2019 was a year for me. I had been in my new post, working for a global Fortune 500 company for over a year. I had worked for that same company for almost 9 years. This was the job, I had worked towards my entire career. I had pulled out every stop. I had worked away from home for more nights than I care to remember. I did everything I had to do to make myself the best. I tried and I tried. I worked all hours of the day and night. No different to most these days.

In a way, I represent a lot of working-class people.

Spending time going over and back from one meeting to another. Filing countless reports; attending conferences and networking gigs; with countless meetings about meetings. Late-night deadlines, chasing promotions, personal development goals, year-end reviews. Regret over saying the wrong thing, regret over saying the right thing. You get my drift.

I knew I had to work. My husband was at home with the children and it was an arrangement that worked for us. We lived in a rural part of Ireland and I commuted to Dublin and the UK from a local airport. Leaving my family broke me, many times. This being said, I loved my actual job. It was a very social outlet and I was busy doing all of the things that made me burst with pride. I learned many new skills, met some wonderful people, and made great connections.

So, what happened?

There were infinite ingredients, in this delicate recipe. While the job itself was what I always wanted, I found myself frustrated and overwhelmed trying to claim a seat at ‘The Big Table’. The job itself required as much information as possible to be able to do the work to the best of my ability. I needed to be part of conversations to understand future direction and priorities. This didn’t happen and I was flying blind.

I ended up having more than a few demeaning interactions. This, of course, deepened my frustration and more importantly impacted my job. Even though I had proven time and again that I was beyond capable, I never seemed to cut the mustard. I wasn’t accepted.


The thing is, I didn’t realize what was happening until it happened.

There were nights I cried myself to sleep over conversations with a superior. What could I have done better? Don’t get me wrong, there were times, praise was lavished upon me. I wasn’t completely thrown out in the cold. But it was not the praise I needed.

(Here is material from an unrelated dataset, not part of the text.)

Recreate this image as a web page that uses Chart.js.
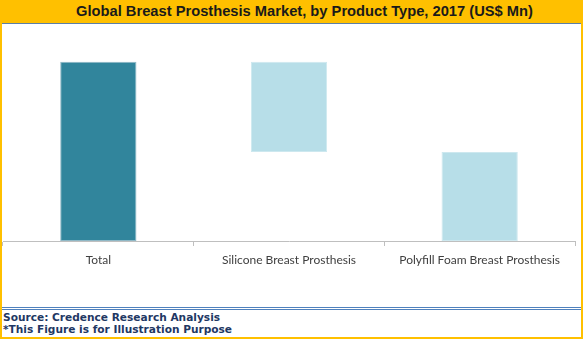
<!DOCTYPE html>
<html>
<head>
<meta charset="utf-8">
<script src="https://cdn.jsdelivr.net/npm/chart.js@4.4.0/dist/chart.umd.min.js"></script>
<style>
  html, body { margin: 0; padding: 0; background: #ffffff; }
  #wrap { position: relative; width: 583px; height: 339px; overflow: hidden; background: #ffffff; }
  #banner { position: absolute; left: 0; top: 0; width: 583px; height: 23px; background: #FFC000; }
  #bannerLine { position: absolute; left: 2px; top: 23px; width: 579px; height: 1px; background: #5B7FA6; }
  #title { position: absolute; left: 0; top: 0; width: 583px; height: 23px; line-height: 23px;
           text-align: center; padding-left: 26px; box-sizing: border-box;
           font-family: "Liberation Sans", Arial, sans-serif; font-weight: bold; font-size: 14.7px; color: #1a1a1a; }
  .bl { position: absolute; top: 0; width: 2px; height: 339px; background: #FFC000; }
  #bb { position: absolute; left: 0; top: 337px; width: 583px; height: 2px; background: #FFC000; }
  .fl { position: absolute; left: 2px; width: 579px; height: 1px; background: #4F81BD; }
  #foot { position: absolute; left: 3px; top: 311px; font-family: "DejaVu Sans", Verdana, sans-serif;
          font-weight: bold; font-size: 10.6px; line-height: 12px; color: #1F3864; }
  #cv { position: absolute; left: 0; top: 24px; width: 583px; height: 283px; }
</style>
</head>
<body>
<div id="wrap">
  <div id="banner"></div>
  <div id="title">Global Breast Prosthesis Market, by Product Type, 2017 (US$ Mn)</div>
  <div id="bannerLine"></div>
  <div id="cv"><canvas id="c" width="583" height="283"></canvas></div>
  <div class="fl" style="top:307px"></div>
  <div class="fl" style="top:309px"></div>
  <div id="foot">Source: Credence Research Analysis<br>*This Figure is for Illustration Purpose</div>
  <div class="bl" style="left:0"></div>
  <div class="bl" style="left:581px"></div>
  <div id="bb"></div>
</div>
<script>
const categories = ["Total", "Silicone Breast Prosthesis", "Polyfill Foam Breast Prosthesis"];
const barStart = [0, 49.7, 0];
const barEnd = [100, 100, 49.7];
const barColors = ["#31859C", "#B7DEE8", "#B7DEE8"];
const barBorders = ["#8FB8C6", "#CDE8EF", "#CDE8EF"];

const floating = categories.map((c, i) => [barStart[i], barEnd[i]]);

new Chart(document.getElementById("c"), {
  type: "bar",
  data: {
    labels: categories,
    datasets: [{
      data: floating,
      backgroundColor: barColors,
      borderColor: barBorders,
      borderWidth: 1,
      borderSkipped: false,
      barPercentage: 0.4,
      categoryPercentage: 1.0
    }]
  },
  options: {
    responsive: false,
    animation: false,
    layout: { padding: { left: 3, right: 8, top: 2, bottom: 0 } },
    plugins: { legend: { display: false }, tooltip: { enabled: false } },
    scales: {
      x: {
        afterFit: (s) => { s.height = 66; },
        border: { display: true, color: "#BFBFBF", width: 1 },
        grid: { display: true, drawOnChartArea: false, drawTicks: true, tickLength: 5, color: "#BFBFBF", offset: true },
        ticks: { color: "#404040", padding: 7, maxRotation: 0, autoSkip: false,
                 font: { family: "Lato", size: 12 } }
      },
      y: {
        display: false,
        min: 0,
        max: 120
      }
    }
  }
});
</script>
</body>
</html>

I tried time and again to gain access to a club that only one sex may enter: The ‘Boys Club’. I was a woman on a mission to nowhere. There wasn’t a hope. I won’t get into details of the how’s and what’s but when it came down to the wire, this was the reason I tapped out. I couldn’t take another second of it. I was out. Hands down, game over, time out.

The moment

One day after a conference call, that could only be described as laughable, I was asked to remove myself from the group of men on the call so that they could continue their conversation without me. I was informed they needed to discuss something that I didn’t need to hear or be part of. I was the only one asked to leave the call. This was my turning point. I couldn’t take it anymore.

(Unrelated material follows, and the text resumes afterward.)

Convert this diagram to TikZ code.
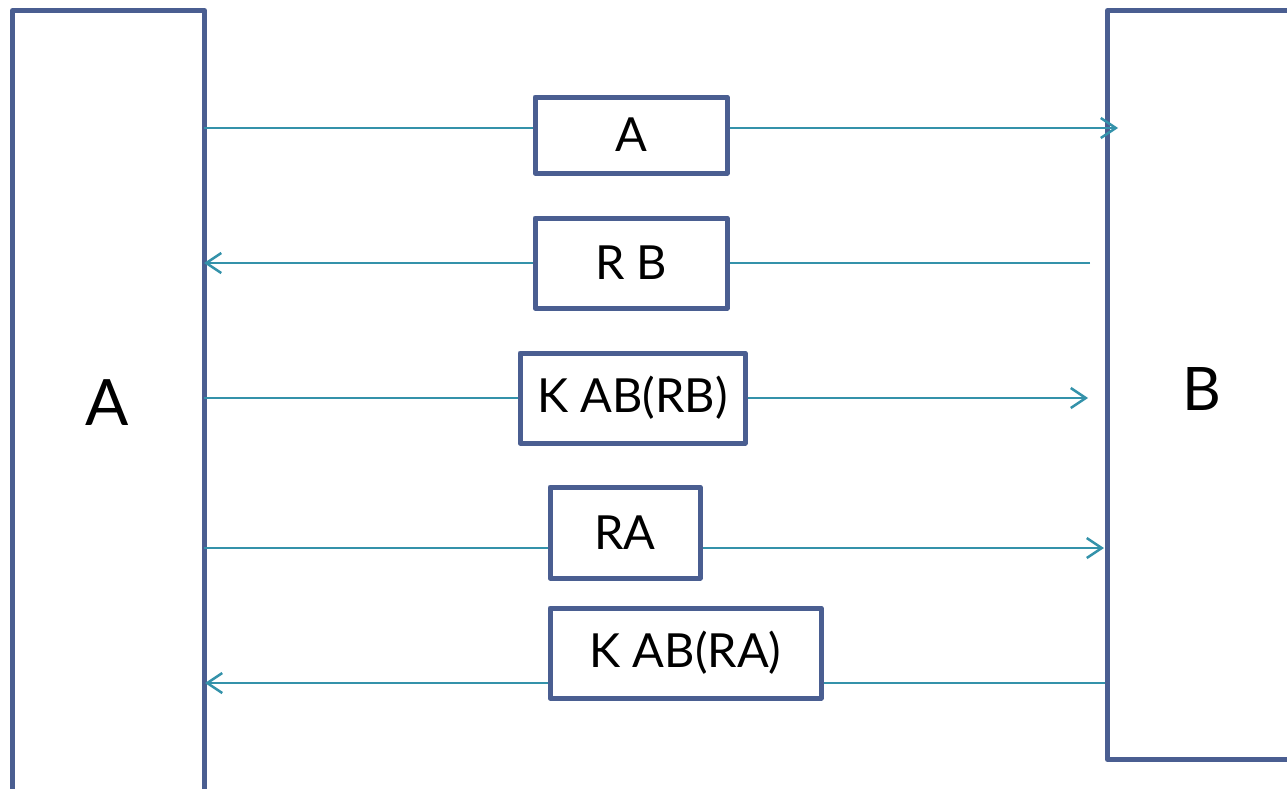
\documentclass[tikz,border=0pt]{standalone}
\usepackage{fontspec}
\setmainfont{Lato}
\usetikzlibrary{arrows.meta}
\definecolor{boxblue}{RGB}{74,94,145}
\definecolor{lineteal}{RGB}{52,146,170}
\tikzset{
  party/.style={draw=boxblue, line width=5pt, line join=round, fill=white},
  msgbox/.style={draw=boxblue, line width=5pt, line join=round, fill=white, inner sep=0pt, font=\fontsize{47}{50}\selectfont},
  conn/.style={draw=lineteal, line width=2.5pt},
  arr/.style={conn, -{Straight Barb[length=15pt,width=20pt,line width=2.5pt]}}
}
\begin{document}
\begin{tikzpicture}[x=1pt,y=-1pt]
\useasboundingbox (0,0) rectangle (1287,788);
\clip (0,0) rectangle (1287,788);
% parties
\node[party, minimum width=192pt, minimum height=800pt, anchor=north west] (LA) at (10,8) {};
\node[party, minimum width=220pt, minimum height=749pt, anchor=north west] (RB) at (1105,8) {};
\node[font=\fontsize{64}{68}\selectfont] (labA) at (107,403) {A};
\node[font=\fontsize{60}{64}\selectfont] (labB) at (1202,389) {B};
% message boxes
\node[msgbox, minimum width=192pt, minimum height=76pt] (mA) at (631,135) {A};
\node[msgbox, minimum width=192pt, minimum height=90pt] (mRB) at (631,263) {R B};
\node[msgbox, minimum width=225pt, minimum height=90pt] (mKRB) at (632.5,398) {K AB(RB)};
\node[msgbox, minimum width=150pt, minimum height=91pt] (mRA) at (625,532.5) {RA};
\node[msgbox, minimum width=271pt, minimum height=90pt] (mKRA) at (685.5,653) {K AB(RA)};
% connector end points
\coordinate (s1) at (204,128);
\coordinate (e1) at (1118,128);
\coordinate (s2) at (1090,263);
\coordinate (e2) at (204,263);
\coordinate (s3) at (204,398);
\coordinate (e3) at (1088,398);
\coordinate (s4) at (204,548);
\coordinate (e4) at (1104,548);
\coordinate (s5) at (1105,683);
\coordinate (e5) at (205,683);
% connectors
\draw[conn] (s1) -- (mA.west |- s1);
\draw[arr] (mA.east |- s1) -- (e1);
\draw[conn] (s2) -- (mRB.east);
\draw[arr] (mRB.west) -- (e2);
\draw[conn] (s3) -- (mKRB.west);
\draw[arr] (mKRB.east) -- (e3);
\draw[conn] (s4) -- (mRA.west |- s4);
\draw[arr] (mRA.east |- s4) -- (e4);
\draw[conn] (s5) -- (mKRA.east |- s5);
\draw[arr] (mKRA.west |- s5) -- (e5);
\end{tikzpicture}
\end{document}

Inequality was something I had experienced before.

As a child, my teacher often told me to go home. He said he would have an intelligent conversation with the boy next to me, who happened to be a genius by the way. I, on the other hand, lacked any talent. Or so I thought. It had been drilled into me by this teacher and principal of the school that the male sex was by far, the more superior sex.

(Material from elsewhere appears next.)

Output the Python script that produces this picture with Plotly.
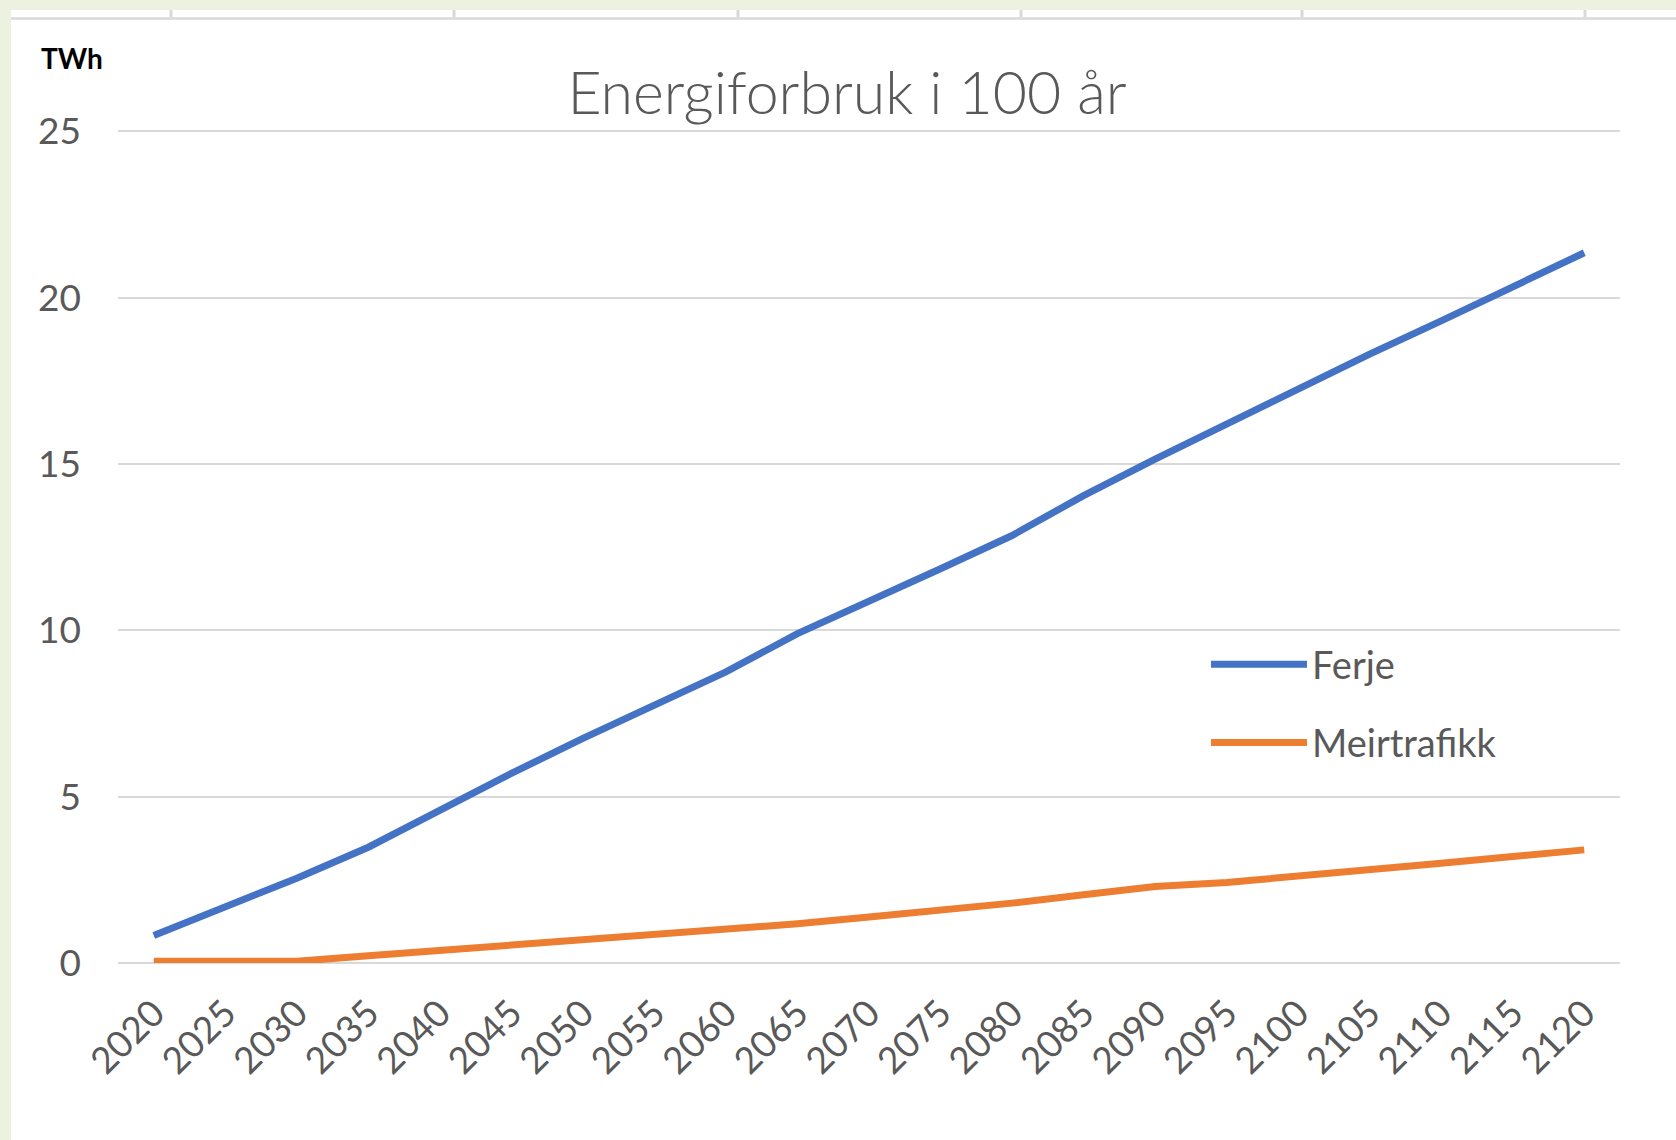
import plotly.graph_objects as go

# ---- data ----
years = [str(y) for y in range(2020, 2121, 5)]
ferje = [0.83, 1.68, 2.55, 3.48, 4.60, 5.70, 6.75, 7.75, 8.75, 9.90, 10.85,
         11.85, 12.85, 14.05, 15.15, 16.20, 17.30, 18.30, 19.30, 20.35, 21.35]
meirtrafikk = [0.05, 0.05, 0.05, 0.22, 0.38, 0.55, 0.72, 0.83, 1.00, 1.18, 1.38,
               1.58, 1.80, 2.05, 2.30, 2.42, 2.60, 2.82, 3.00, 3.20, 3.40]
y_ticks = [0, 5, 10, 15, 20, 25]
series_names = ["Ferje", "Meirtrafikk"]
series_colors = ["#4472C4", "#ED7D31"]

W, H = 1676, 1140
L, R, T, B = 118, 56, 128, 177
PW, PH = W - L - R, H - T - B
YMAX = 25.1


def px(x):
    return (x - L) / PW


def py(y):
    return (H - B - y) / PH


FONT = "Lato"
GREY_TXT = "#595959"
GRID = "#D9D9D9"

fig = go.Figure()
for i, (name, vals) in enumerate(zip(series_names, [ferje, meirtrafikk])):
    fig.add_trace(go.Scatter(
        x=years, y=vals, name=name, mode="lines",
        line=dict(color=series_colors[i], width=7),
        legendgroup=name,
    ))

shapes = [
    # white chart area over the light-green slide background
    dict(type="rect", xref="paper", yref="paper", x0=px(11), x1=px(W + 5),
         y0=py(H + 5), y1=py(10), fillcolor="white", line=dict(width=0), layer="below"),
    # remnants of the chart above (axis line and ticks)
    dict(type="line", xref="paper", yref="paper", x0=px(11), x1=px(W + 5),
         y0=py(18.5), y1=py(18.5), line=dict(color=GRID, width=2.5), layer="below"),
]
for tx in [171, 454, 738, 1021, 1302, 1585]:
    shapes.append(dict(type="line", xref="paper", yref="paper", x0=px(tx), x1=px(tx),
                       y0=py(17), y1=py(10), line=dict(color=GRID, width=3), layer="below"))

fig.update_layout(
    width=W, height=H,
    margin=dict(l=L, r=R, t=T, b=B, pad=0),
    paper_bgcolor="#EDF1DF",
    plot_bgcolor="white",
    font=dict(family=FONT, color=GREY_TXT),
    title=dict(text="Energiforbruk i 100 år", x=847 / W, xref="container", xanchor="center",
               y=1 - 93 / H, yref="container", yanchor="middle",
               font=dict(family=FONT, size=59, color=GREY_TXT, weight=300)),
    xaxis=dict(type="category", range=[-0.5, len(years) - 0.5], tickangle=-45,
               showgrid=False, zeroline=False, showline=False, ticks="",
               tickfont=dict(family=FONT, size=37, color=GREY_TXT),
               ticklabelstandoff=20),
    yaxis=dict(range=[0, YMAX], tickvals=y_ticks, showgrid=True, gridcolor=GRID, gridwidth=2,
               zeroline=True, zerolinecolor=GRID, zerolinewidth=2, showline=False, ticks="",
               tickfont=dict(family=FONT, size=37, color=GREY_TXT),
               ticklabelstandoff=36),
    legend=dict(x=px(1206), y=py(633), xanchor="left", yanchor="top",
                bgcolor="rgba(0,0,0,0)", font=dict(family=FONT, size=38, color=GREY_TXT),
                itemwidth=96, tracegroupgap=26),
    showlegend=True,
    shapes=shapes,
    annotations=[dict(text="<b>TWh</b>", xref="paper", yref="paper", x=px(39), y=py(58),
                      xanchor="left", yanchor="middle", showarrow=False,
                      font=dict(family=FONT, size=28, color="black"))],
)

fig.write_html("out.html", config={"displayModeBar": False},
               post_script="document.body.style.margin='0';")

It was mentioned on numerous occasions that I would amount to nothing. He never told me I was stupid, but as a consequence of his behavior towards me, I spent many years trying to prove that I was more than he led me to believe. I’m a firm believer that my experiences with men, from this point on, were filled with me trying over and over to prove myself and push through the notion that I was more. I see now, that I wasn’t the problem.

The snowball

I know now, that all these experiences of inequality could be likened to a snowball, growing bigger and bigger with each snowstorm. Traveling from one hill, down towards the next, gaining momentum. With each experience of inequality, my need for acceptance got bigger. My want for inclusion only deepened. In reality, what I only hoped for, became unreachable.

In truth, there will always be hard times in a job. There will always be people who don’t see things your way or people and groups who put up walls. This is life. Is it fair? Hell no. But you don’t have to stay there. You can move on. Even if you have a husband, 2 children, and a mortgage to take of. There is another way. You will find it. It will come to you. Don’t waste your best years, crying as I did. Exasperated and angry about things that in the end, don’t actually matter. You matter. Your family matter. Your thoughts, feelings, and opinions matter.

You and I decide

Exclusion will always be in existence. Until the end of time, I imagine. Inequality has reigned since the beginning of time. I see it on every side of society.

It will not end until we ALL refuse to allow it.

As my daughter grows, I will tell her that she does not have to accept this type of behavior. I am not naive enough to think that it won’t affect her. In fact, I am sure that it will at some point. What she does with it though, is what’s important.

If nothing changes, nothing changes. If you keep doing what you’re doing, you’re going to keep getting what you’re getting. You want change, make some. (Courtney C. Stevens, The Lies About Truth).